» **Exercise directions**
Repeat each entry as written and leave the images out of the copy.

» **Raw records**
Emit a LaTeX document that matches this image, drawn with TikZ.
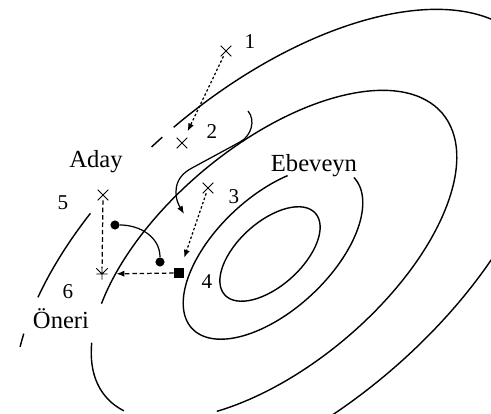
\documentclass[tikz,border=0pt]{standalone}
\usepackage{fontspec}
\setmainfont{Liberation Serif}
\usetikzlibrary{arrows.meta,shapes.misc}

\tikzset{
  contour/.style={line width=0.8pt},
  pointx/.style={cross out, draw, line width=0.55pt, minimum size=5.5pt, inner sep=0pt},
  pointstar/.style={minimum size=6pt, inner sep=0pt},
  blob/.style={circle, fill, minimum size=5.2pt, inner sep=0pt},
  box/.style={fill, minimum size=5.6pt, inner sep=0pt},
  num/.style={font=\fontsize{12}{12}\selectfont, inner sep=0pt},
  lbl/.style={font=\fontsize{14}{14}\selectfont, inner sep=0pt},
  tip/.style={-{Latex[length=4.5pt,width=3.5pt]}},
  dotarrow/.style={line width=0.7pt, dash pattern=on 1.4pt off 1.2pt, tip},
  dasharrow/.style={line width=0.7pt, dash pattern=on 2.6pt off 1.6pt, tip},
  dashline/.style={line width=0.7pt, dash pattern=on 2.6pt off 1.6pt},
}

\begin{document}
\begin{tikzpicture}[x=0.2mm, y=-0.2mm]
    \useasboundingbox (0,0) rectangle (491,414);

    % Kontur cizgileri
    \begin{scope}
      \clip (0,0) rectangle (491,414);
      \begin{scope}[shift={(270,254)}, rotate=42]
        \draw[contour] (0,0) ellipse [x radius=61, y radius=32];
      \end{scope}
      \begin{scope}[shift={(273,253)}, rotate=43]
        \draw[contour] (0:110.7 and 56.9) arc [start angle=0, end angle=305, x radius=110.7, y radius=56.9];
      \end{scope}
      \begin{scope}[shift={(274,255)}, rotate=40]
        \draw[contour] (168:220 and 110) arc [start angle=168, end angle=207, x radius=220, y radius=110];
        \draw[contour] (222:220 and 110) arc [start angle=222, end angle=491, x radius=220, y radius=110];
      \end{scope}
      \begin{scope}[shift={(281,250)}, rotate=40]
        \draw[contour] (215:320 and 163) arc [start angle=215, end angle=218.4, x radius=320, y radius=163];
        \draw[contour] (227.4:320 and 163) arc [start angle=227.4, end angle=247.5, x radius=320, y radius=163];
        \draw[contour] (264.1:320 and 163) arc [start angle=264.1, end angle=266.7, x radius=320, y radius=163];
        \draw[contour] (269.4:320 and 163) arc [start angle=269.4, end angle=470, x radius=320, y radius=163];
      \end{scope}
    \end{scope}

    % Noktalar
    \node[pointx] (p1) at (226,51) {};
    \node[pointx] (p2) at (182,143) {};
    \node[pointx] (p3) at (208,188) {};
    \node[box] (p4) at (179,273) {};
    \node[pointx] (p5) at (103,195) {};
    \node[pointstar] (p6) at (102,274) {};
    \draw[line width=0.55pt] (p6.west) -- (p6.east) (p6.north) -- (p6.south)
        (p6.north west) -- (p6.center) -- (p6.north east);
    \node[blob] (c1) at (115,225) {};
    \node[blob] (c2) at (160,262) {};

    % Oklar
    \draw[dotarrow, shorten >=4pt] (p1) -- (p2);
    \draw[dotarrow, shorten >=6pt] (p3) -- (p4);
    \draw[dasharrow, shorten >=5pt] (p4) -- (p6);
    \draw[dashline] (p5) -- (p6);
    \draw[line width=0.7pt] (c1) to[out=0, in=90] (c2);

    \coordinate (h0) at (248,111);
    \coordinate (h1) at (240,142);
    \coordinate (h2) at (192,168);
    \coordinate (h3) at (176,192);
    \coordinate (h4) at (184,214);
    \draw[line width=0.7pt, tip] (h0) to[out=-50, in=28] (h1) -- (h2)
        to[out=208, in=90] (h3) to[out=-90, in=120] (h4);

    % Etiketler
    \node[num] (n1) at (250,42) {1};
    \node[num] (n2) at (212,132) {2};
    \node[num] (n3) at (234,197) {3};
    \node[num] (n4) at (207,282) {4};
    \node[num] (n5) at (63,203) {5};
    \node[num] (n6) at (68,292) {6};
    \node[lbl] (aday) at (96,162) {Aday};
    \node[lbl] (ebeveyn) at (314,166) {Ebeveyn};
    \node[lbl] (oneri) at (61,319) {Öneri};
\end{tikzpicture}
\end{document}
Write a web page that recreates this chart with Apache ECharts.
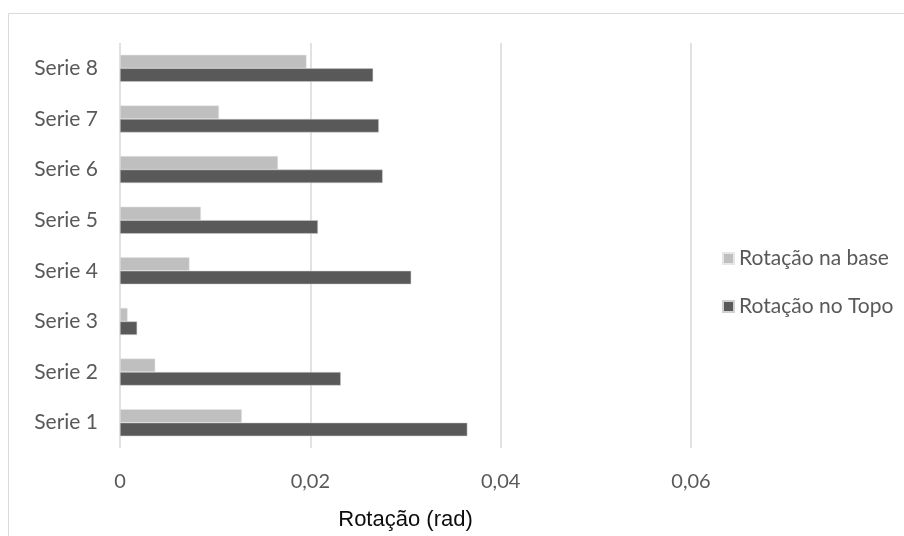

» **Reply to the exercise**
Emit a LaTeX document that matches this image, drawn with TikZ.
\documentclass[tikz,border=0pt]{standalone}
\usepackage{fontspec}
\setmainfont{Liberation Serif}
\usetikzlibrary{arrows.meta,shapes.misc}

\tikzset{
  contour/.style={line width=0.8pt},
  pointx/.style={cross out, draw, line width=0.55pt, minimum size=5.5pt, inner sep=0pt},
  pointstar/.style={minimum size=6pt, inner sep=0pt},
  blob/.style={circle, fill, minimum size=5.2pt, inner sep=0pt},
  box/.style={fill, minimum size=5.6pt, inner sep=0pt},
  num/.style={font=\fontsize{12}{12}\selectfont, inner sep=0pt},
  lbl/.style={font=\fontsize{14}{14}\selectfont, inner sep=0pt},
  tip/.style={-{Latex[length=4.5pt,width=3.5pt]}},
  dotarrow/.style={line width=0.7pt, dash pattern=on 1.4pt off 1.2pt, tip},
  dasharrow/.style={line width=0.7pt, dash pattern=on 2.6pt off 1.6pt, tip},
  dashline/.style={line width=0.7pt, dash pattern=on 2.6pt off 1.6pt},
}

\begin{document}
\begin{tikzpicture}[x=0.2mm, y=-0.2mm]
    \useasboundingbox (0,0) rectangle (491,414);

    % Kontur cizgileri
    \begin{scope}
      \clip (0,0) rectangle (491,414);
      \begin{scope}[shift={(270,254)}, rotate=42]
        \draw[contour] (0,0) ellipse [x radius=61, y radius=32];
      \end{scope}
      \begin{scope}[shift={(273,253)}, rotate=43]
        \draw[contour] (0:110.7 and 56.9) arc [start angle=0, end angle=305, x radius=110.7, y radius=56.9];
      \end{scope}
      \begin{scope}[shift={(274,255)}, rotate=40]
        \draw[contour] (168:220 and 110) arc [start angle=168, end angle=207, x radius=220, y radius=110];
        \draw[contour] (222:220 and 110) arc [start angle=222, end angle=491, x radius=220, y radius=110];
      \end{scope}
      \begin{scope}[shift={(281,250)}, rotate=40]
        \draw[contour] (215:320 and 163) arc [start angle=215, end angle=218.4, x radius=320, y radius=163];
        \draw[contour] (227.4:320 and 163) arc [start angle=227.4, end angle=247.5, x radius=320, y radius=163];
        \draw[contour] (264.1:320 and 163) arc [start angle=264.1, end angle=266.7, x radius=320, y radius=163];
        \draw[contour] (269.4:320 and 163) arc [start angle=269.4, end angle=470, x radius=320, y radius=163];
      \end{scope}
    \end{scope}

    % Noktalar
    \node[pointx] (p1) at (226,51) {};
    \node[pointx] (p2) at (182,143) {};
    \node[pointx] (p3) at (208,188) {};
    \node[box] (p4) at (179,273) {};
    \node[pointx] (p5) at (103,195) {};
    \node[pointstar] (p6) at (102,274) {};
    \draw[line width=0.55pt] (p6.west) -- (p6.east) (p6.north) -- (p6.south)
        (p6.north west) -- (p6.center) -- (p6.north east);
    \node[blob] (c1) at (115,225) {};
    \node[blob] (c2) at (160,262) {};

    % Oklar
    \draw[dotarrow, shorten >=4pt] (p1) -- (p2);
    \draw[dotarrow, shorten >=6pt] (p3) -- (p4);
    \draw[dasharrow, shorten >=5pt] (p4) -- (p6);
    \draw[dashline] (p5) -- (p6);
    \draw[line width=0.7pt] (c1) to[out=0, in=90] (c2);

    \coordinate (h0) at (248,111);
    \coordinate (h1) at (240,142);
    \coordinate (h2) at (192,168);
    \coordinate (h3) at (176,192);
    \coordinate (h4) at (184,214);
    \draw[line width=0.7pt, tip] (h0) to[out=-50, in=28] (h1) -- (h2)
        to[out=208, in=90] (h3) to[out=-90, in=120] (h4);

    % Etiketler
    \node[num] (n1) at (250,42) {1};
    \node[num] (n2) at (212,132) {2};
    \node[num] (n3) at (234,197) {3};
    \node[num] (n4) at (207,282) {4};
    \node[num] (n5) at (63,203) {5};
    \node[num] (n6) at (68,292) {6};
    \node[lbl] (aday) at (96,162) {Aday};
    \node[lbl] (ebeveyn) at (314,166) {Ebeveyn};
    \node[lbl] (oneri) at (61,319) {Öneri};
\end{tikzpicture}
\end{document}
Write a web page that recreates this chart with Apache ECharts.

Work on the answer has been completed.